Dans les librairies qui sont des contributions externes, j'ai vu tantôt des fonctions qui retournaient des chaines en guise d'erreur, tantôt un message d'erreur et un code d'erreur. Dans un autre registre, dans une autre librairie on peut voir un usage arbitraire des" metatables"; par arbitraire j' entend que cet usage n'est en rien justifié ou justifiable. Pour terminer, il faut noter que ce n'est que récemment que Lua c'est inspiré de Python, et offre une distribution incluant un éventail relativement convainquant de librairies (où j'ai d'ailleurs vu ces problèmes).
Globalement, le problème est que les auteurs de Lua semblent ne s'occuper que du langage et se désinteresser de la qualité des librairies. Or, cette qualité égale en importance les caractéristiques propres du langage. Il faudrait pour Lua que quelqu'un (ou un groupe) s'occupe de définir les règles de bonne conception des interfaces pour les librairies, évalue la qualité de leur implémentation et de leur documentation, choisisse entre plusieurs librairies qui offrent les mêmes fonctionnalités. On peut trouver quelque chose qui va dans ce sens sur le Wiki de Lua, mais cela reste très embryonnaire.

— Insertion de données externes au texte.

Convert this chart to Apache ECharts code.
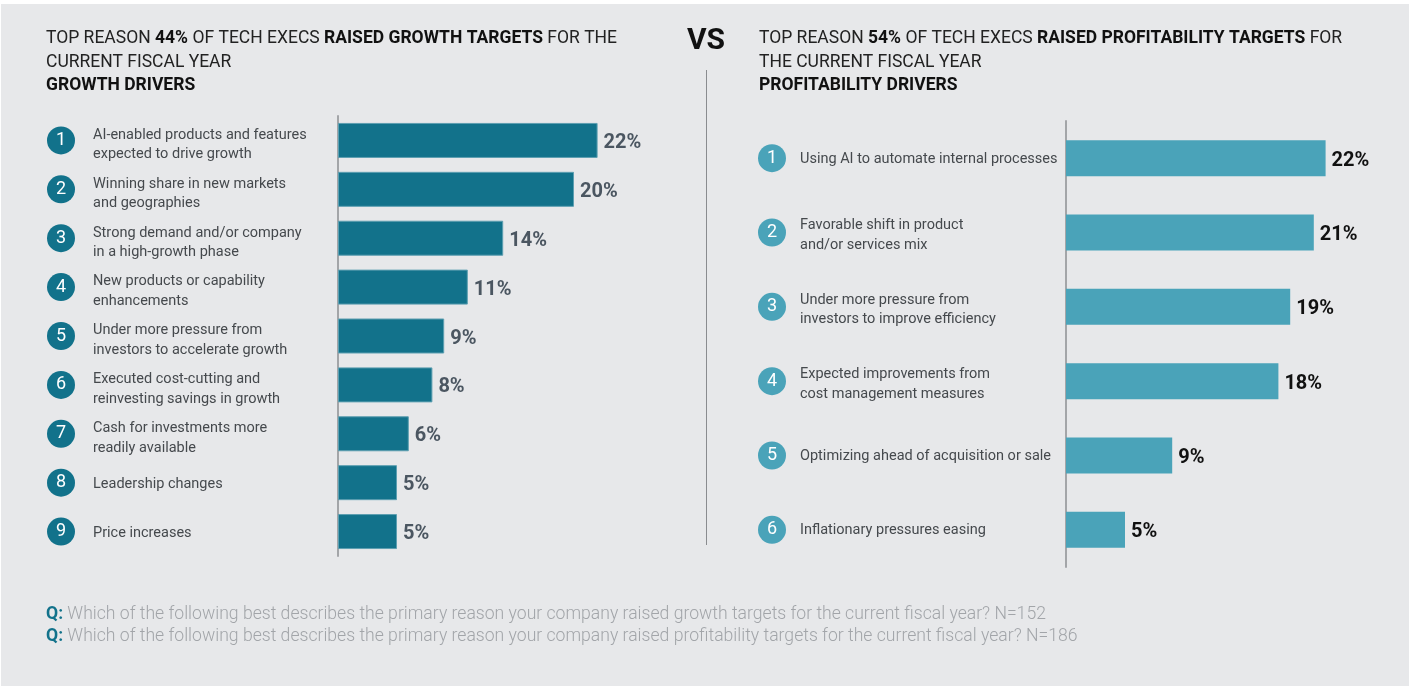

Pour conclure, il faut qu'une entité régisse les librairies. "Regir" a pour racine latine rex ("roi"). Sur d'autres projets Open Source, on se plaint parfois du caractère autoritaire de l'équipe de développement en charge du projet, car elle refuse tel ajout ou telle modification. Mais je pense que l'inverse, une équipe beni oui-oui qui fait ce qui suggéré sans discernement, est bien pire.